The US media, with some notable exceptions, too often simply parrots Pentagon PR handouts, and shields Americans from the indelicate realities of war. Ironically, Russia's media is delivering far more accurate reporting on the conflict that America's self-censoring media.
US and British casualties may be under-reported, a practice the US is following in its guerilla war in Afghanistan, where six US soldiers were recently killed when their helicopter was shot down. The Pentagon described it as a `hard landing.' The Pentagon stoutly denies under-reporting losses, though some foreign intelligence sources contradict its claim.
Iraqis, quite clearly, have rained on President Bush's victory parade. No matter how the Pentagon spins Iraqi resistance - `Saddam's thugs force Iraqis to fight at gunpoint' …`Iraqis use human shields'…`civilians fire on US soldiers' etc, it seems clear that non-Kurdish Iraqis of all sorts are resisting the invasion. Their growing and surprisingly aggressive fight against vastly superior forces suggest that a long guerilla war may be in the offing, even after US-British forces occupy Baghdad. US attacks on the holy cities of Najaf and Kerbala could also spark even more fierce resistance by Shias Muslims, or even Iran.

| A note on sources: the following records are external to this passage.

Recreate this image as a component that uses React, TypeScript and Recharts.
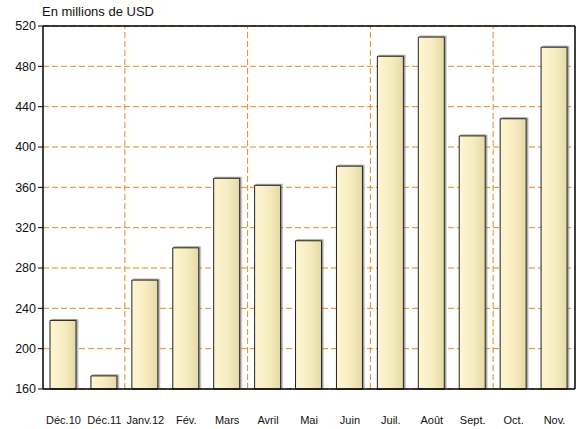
import React from 'react'
import { BarChart, Bar, XAxis, YAxis, CartesianGrid, ReferenceLine } from 'recharts'

const months = ['Déc.10', 'Déc.11', 'Janv.12', 'Fév.', 'Mars', 'Avril', 'Mai', 'Juin', 'Juil.', 'Août', 'Sept.', 'Oct.', 'Nov.']
const values = [228, 173, 268, 300, 369, 362, 307, 381, 490, 509, 411, 428, 499]
const yTicks = [160, 200, 240, 280, 320, 360, 400, 440, 480, 520]
// a dashed separator is drawn before each of these months
const quarterStarts = ['Janv.12', 'Avril', 'Juil.', 'Oct.']

const data = months.map((m, i) => ({ month: m, value: values[i] }))

const gridColor = '#E08C1E'

export default function App() {
  return (
    <div style={{ position: 'absolute', left: 0, top: 0, width: 588, height: 429, background: '#fff', fontFamily: 'Liberation Sans, Arial, sans-serif' }}>
      <div style={{ position: 'absolute', left: 42, top: 4, fontSize: 13, color: '#111' }}>En millions de USD</div>
      <BarChart
        width={588}
        height={429}
        data={data}
        margin={{ top: 26, right: 13, bottom: 10, left: 0 }}
        barSize={26}
      >
        <defs>
          <linearGradient id="barFill" x1="0" y1="0" x2="1" y2="0">
            <stop offset="0%" stopColor="#FDF6D2" />
            <stop offset="55%" stopColor="#F7ECC0" />
            <stop offset="100%" stopColor="#E4D9A6" />
          </linearGradient>
          <filter id="barShadow" x="-20%" y="-10%" width="140%" height="120%">
            <feDropShadow dx="1.5" dy="-1" stdDeviation="0.6" floodColor="#777" floodOpacity="0.7" />
          </filter>
        </defs>
        <CartesianGrid
          vertical={false}
          stroke={gridColor}
          strokeDasharray="6 3"
          strokeWidth={1}
        />
        <XAxis
          dataKey="month"
          height={30}
          axisLine={{ stroke: '#000', strokeWidth: 1.5 }}
          tickLine={false}
          interval={0}
          tick={{ fontSize: 11, fill: '#111' }}
          dy={19}
        />
        <YAxis
          domain={[160, 520]}
          ticks={yTicks}
          width={43}
          interval={0}
          axisLine={{ stroke: '#000', strokeWidth: 1.5 }}
          tickLine={{ stroke: '#000' }}
          tickSize={5}
          tick={{ fontSize: 12.5, fill: '#111' }}
        />
        {quarterStarts.map((m) => (
          <ReferenceLine key={m} x={m} position="start" stroke={gridColor} strokeDasharray="6 3" />
        ))}
        <ReferenceLine y={520} stroke="#000" strokeWidth={1.5} />
        <ReferenceLine x="Nov." position="end" stroke="#000" strokeWidth={1.5} />
        <Bar
          dataKey="value"
          fill="url(#barFill)"
          stroke="#222"
          strokeWidth={1}
          filter="url(#barShadow)"
          isAnimationActive={false}
        />
      </BarChart>
    </div>
  )
}
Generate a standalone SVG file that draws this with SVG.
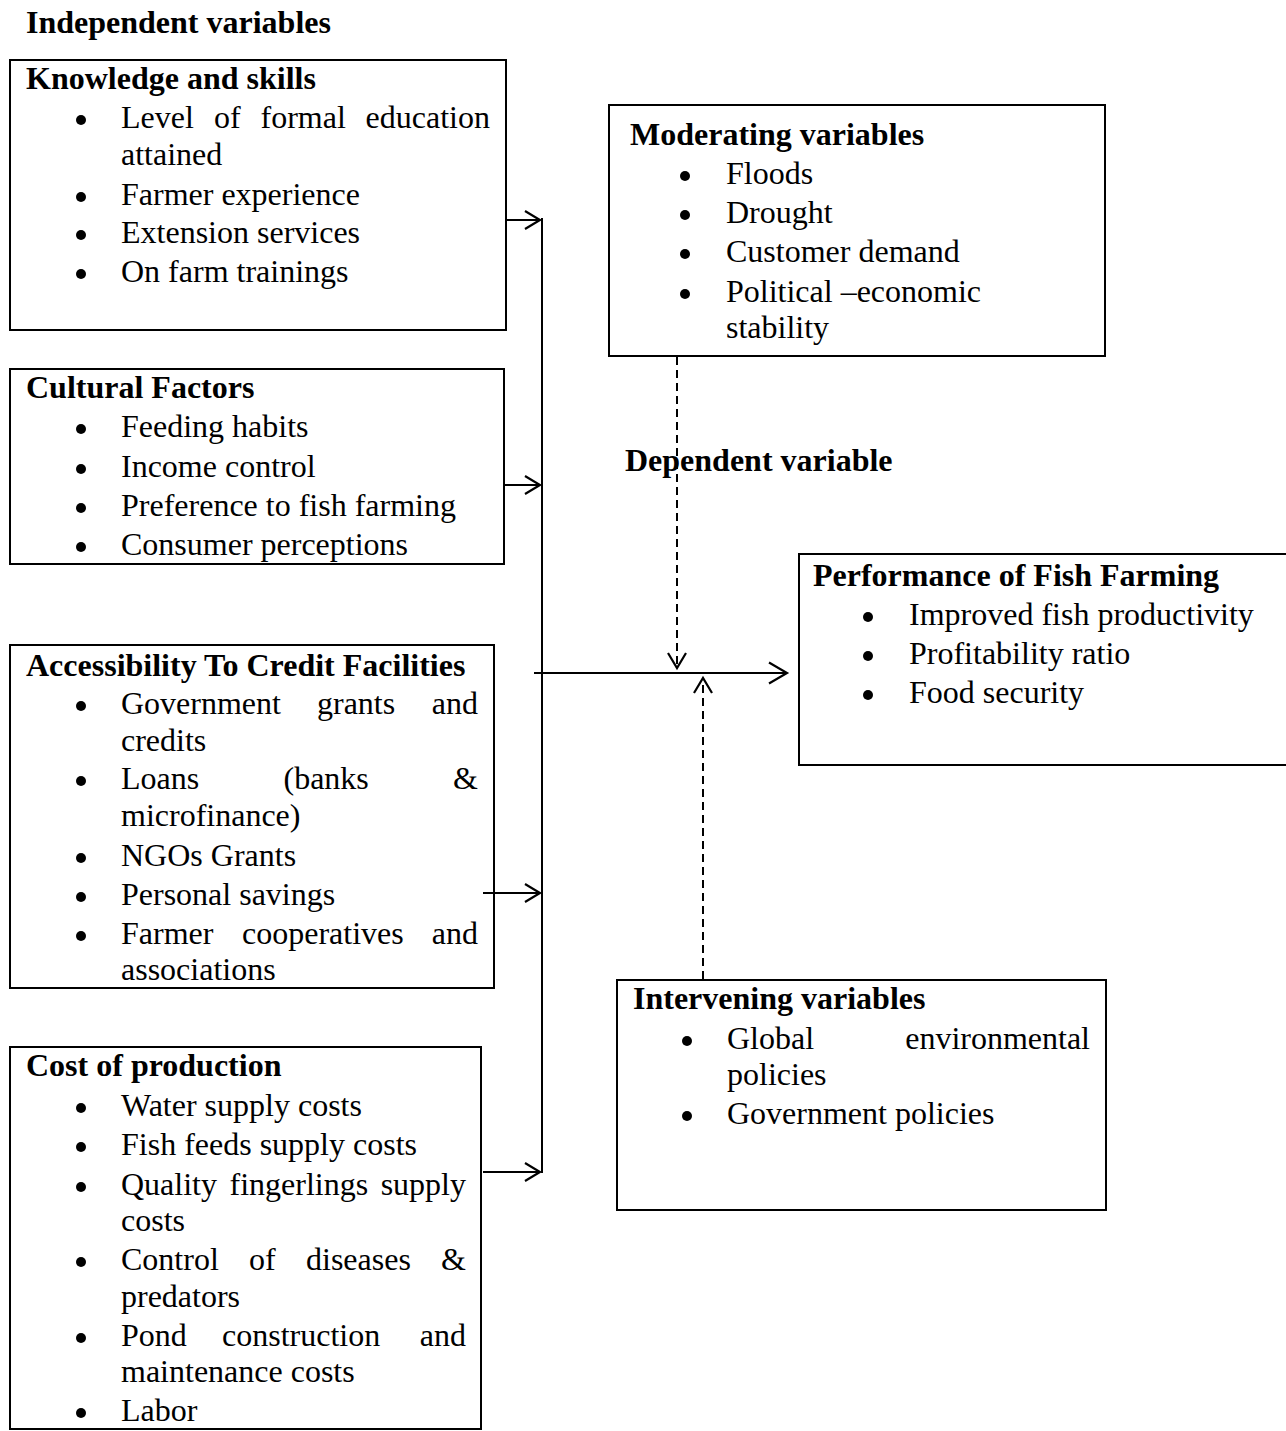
<svg xmlns="http://www.w3.org/2000/svg" width="1286" height="1431" viewBox="0 0 1286 1431">
<defs>
<style>
text{font-family:"Liberation Serif","Times New Roman",serif;font-size:32px;fill:#000}
.h{font-weight:bold}
.box{fill:none;stroke:#000;stroke-width:2}
.b{fill:#000}
.ln{stroke:#000;stroke-width:2;fill:none}
.dash{stroke:#000;stroke-width:2;fill:none;stroke-dasharray:8,5}
</style>
<marker id="arr" markerUnits="userSpaceOnUse" markerWidth="24" markerHeight="24" refX="20" refY="12" orient="auto" viewBox="0 0 24 24">
<path d="M2,1.5 L20,12 L2,22.5" fill="none" stroke="#000" stroke-width="2.2"/>
</marker>
<marker id="arrs" markerUnits="userSpaceOnUse" markerWidth="20" markerHeight="20" refX="17" refY="10" orient="auto" viewBox="0 0 20 20">
<path d="M2,1 L17,10 L2,19" fill="none" stroke="#000" stroke-width="2.2"/>
</marker>
</defs>
<rect width="1286" height="1431" fill="#fff"/>

<text id="title-independent" class="h" x="26" y="33">Independent variables</text>

<g id="knowledge">
<rect class="box" x="10" y="60" width="496" height="270"/>
<text class="h" x="26" y="89">Knowledge and skills</text>
<circle class="b" cx="81" cy="120" r="5"/>
<text y="128"><tspan x="121">Level</tspan><tspan x="214">of</tspan><tspan x="260.5">formal</tspan><tspan x="490" text-anchor="end">education</tspan></text>
<text x="121" y="165">attained</text>
<circle class="b" cx="81" cy="197" r="5"/>
<text x="121" y="205">Farmer experience</text>
<circle class="b" cx="81" cy="235" r="5"/>
<text x="121" y="243">Extension services</text>
<circle class="b" cx="81" cy="274" r="5"/>
<text x="121" y="282">On farm trainings</text>
</g>

<g id="cultural">
<rect class="box" x="10" y="369" width="494" height="195"/>
<text class="h" x="26" y="398">Cultural Factors</text>
<circle class="b" cx="81" cy="429" r="5"/>
<text x="121" y="437">Feeding habits</text>
<circle class="b" cx="81" cy="469" r="5"/>
<text x="121" y="477">Income control</text>
<circle class="b" cx="81" cy="508" r="5"/>
<text x="121" y="516">Preference to fish farming</text>
<circle class="b" cx="81" cy="547" r="5"/>
<text x="121" y="555">Consumer perceptions</text>
</g>

<g id="credit">
<rect class="box" x="10" y="645" width="484" height="343"/>
<text class="h" x="26" y="676">Accessibility To Credit Facilities</text>
<circle class="b" cx="81" cy="706" r="5"/>
<text y="714"><tspan x="121">Government</tspan><tspan x="317">grants</tspan><tspan x="478" text-anchor="end">and</tspan></text>
<text x="121" y="751">credits</text>
<circle class="b" cx="81" cy="781" r="5"/>
<text y="789"><tspan x="121">Loans</tspan><tspan x="283.5">(banks</tspan><tspan x="478" text-anchor="end">&amp;</tspan></text>
<text x="121" y="826">microfinance)</text>
<circle class="b" cx="81" cy="858" r="5"/>
<text x="121" y="866">NGOs Grants</text>
<circle class="b" cx="81" cy="897" r="5"/>
<text x="121" y="905">Personal savings</text>
<circle class="b" cx="81" cy="936" r="5"/>
<text y="944"><tspan x="121">Farmer</tspan><tspan x="242">cooperatives</tspan><tspan x="478" text-anchor="end">and</tspan></text>
<text x="121" y="980">associations</text>
</g>

<g id="cost">
<rect class="box" x="10" y="1047" width="471" height="382"/>
<text class="h" x="26" y="1076">Cost of production</text>
<circle class="b" cx="81" cy="1108" r="5"/>
<text x="121" y="1116">Water supply costs</text>
<circle class="b" cx="81" cy="1147" r="5"/>
<text x="121" y="1155">Fish feeds supply costs</text>
<circle class="b" cx="81" cy="1187" r="5"/>
<text y="1195"><tspan x="121">Quality</tspan><tspan x="229.5">fingerlings</tspan><tspan x="466" text-anchor="end">supply</tspan></text>
<text x="121" y="1231">costs</text>
<circle class="b" cx="81" cy="1262" r="5"/>
<text y="1270"><tspan x="121">Control</tspan><tspan x="249">of</tspan><tspan x="306">diseases</tspan><tspan x="466" text-anchor="end">&amp;</tspan></text>
<text x="121" y="1307">predators</text>
<circle class="b" cx="81" cy="1338" r="5"/>
<text y="1346"><tspan x="121">Pond</tspan><tspan x="222">construction</tspan><tspan x="466" text-anchor="end">and</tspan></text>
<text x="121" y="1382">maintenance costs</text>
<circle class="b" cx="81" cy="1413" r="5"/>
<text x="121" y="1421">Labor</text>
</g>

<g id="moderating">
<rect class="box" x="609" y="105" width="496" height="251"/>
<text class="h" x="630" y="145">Moderating variables</text>
<circle class="b" cx="685" cy="176" r="5"/>
<text x="726" y="184">Floods</text>
<circle class="b" cx="685" cy="215" r="5"/>
<text x="726" y="223">Drought</text>
<circle class="b" cx="685" cy="254" r="5"/>
<text x="726" y="262">Customer demand</text>
<circle class="b" cx="685" cy="294" r="5"/>
<text x="726" y="302">Political –economic</text>
<text x="726" y="338">stability</text>
</g>

<text id="title-dependent" class="h" x="625" y="471">Dependent variable</text>

<g id="performance">
<rect class="box" x="799" y="554" width="500" height="211"/>
<text class="h" x="813" y="586">Performance of Fish Farming</text>
<circle class="b" cx="868" cy="617" r="5"/>
<text x="909" y="625">Improved fish productivity</text>
<circle class="b" cx="868" cy="656" r="5"/>
<text x="909" y="664">Profitability ratio</text>
<circle class="b" cx="868" cy="695" r="5"/>
<text x="909" y="703">Food security</text>
</g>

<g id="intervening">
<rect class="box" x="617" y="980" width="489" height="230"/>
<text class="h" x="633" y="1009">Intervening variables</text>
<circle class="b" cx="687" cy="1041" r="5"/>
<text y="1049"><tspan x="727">Global</tspan><tspan x="1090" text-anchor="end">environmental</tspan></text>
<text x="727" y="1085">policies</text>
<circle class="b" cx="687" cy="1116" r="5"/>
<text x="727" y="1124">Government policies</text>
</g>

<g id="connectors">
<line class="ln" x1="542" y1="218" x2="542" y2="1173"/>
<line class="ln" x1="506" y1="220" x2="540" y2="220" marker-end="url(#arrs)"/>
<line class="ln" x1="504" y1="485" x2="540" y2="485" marker-end="url(#arrs)"/>
<line class="ln" x1="483" y1="893" x2="540" y2="893" marker-end="url(#arrs)"/>
<line class="ln" x1="483" y1="1172" x2="540" y2="1172" marker-end="url(#arrs)"/>
<line class="ln" x1="534" y1="673" x2="787" y2="673" marker-end="url(#arr)"/>
<line class="dash" x1="677" y1="357" x2="677" y2="668" marker-end="url(#arrs)"/>
<line class="dash" x1="703" y1="979" x2="703" y2="678" marker-end="url(#arrs)"/>
</g>
</svg>
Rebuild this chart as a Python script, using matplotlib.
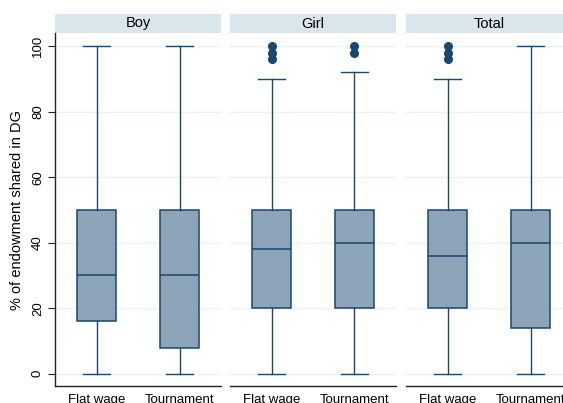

In a further irony, the US believed it could re-fight the 1991 war against Iraq, assuming the Iraqi Army would disintegrate under fire. By contrast, the Iraqis learned from their 1991 disaster and gained much knowledge from friendly Serbia, which had been extremely successful in tactical deception and spoofing US technology. Most important, Iraq learned to hide under urban shelter and avoid exposing its troops and armor to lethal US airpower.
The White House and Pentagon have forgotten the 1980-1988 Iran-Iraq War, when Saddam was a close American ally. Iraq fought ferocious battles against numerically superior Iranian forces, suffering 500,000 casualties. In open desert, Iraq's forces, bereft of air cover, are sitting ducks; in urban areas, they have fought, at least in the past, with skill and courage. Many of Iraq's current soldiers are veterans of the war with Iran. This does not bode well for the upcoming US attack on Baghdad.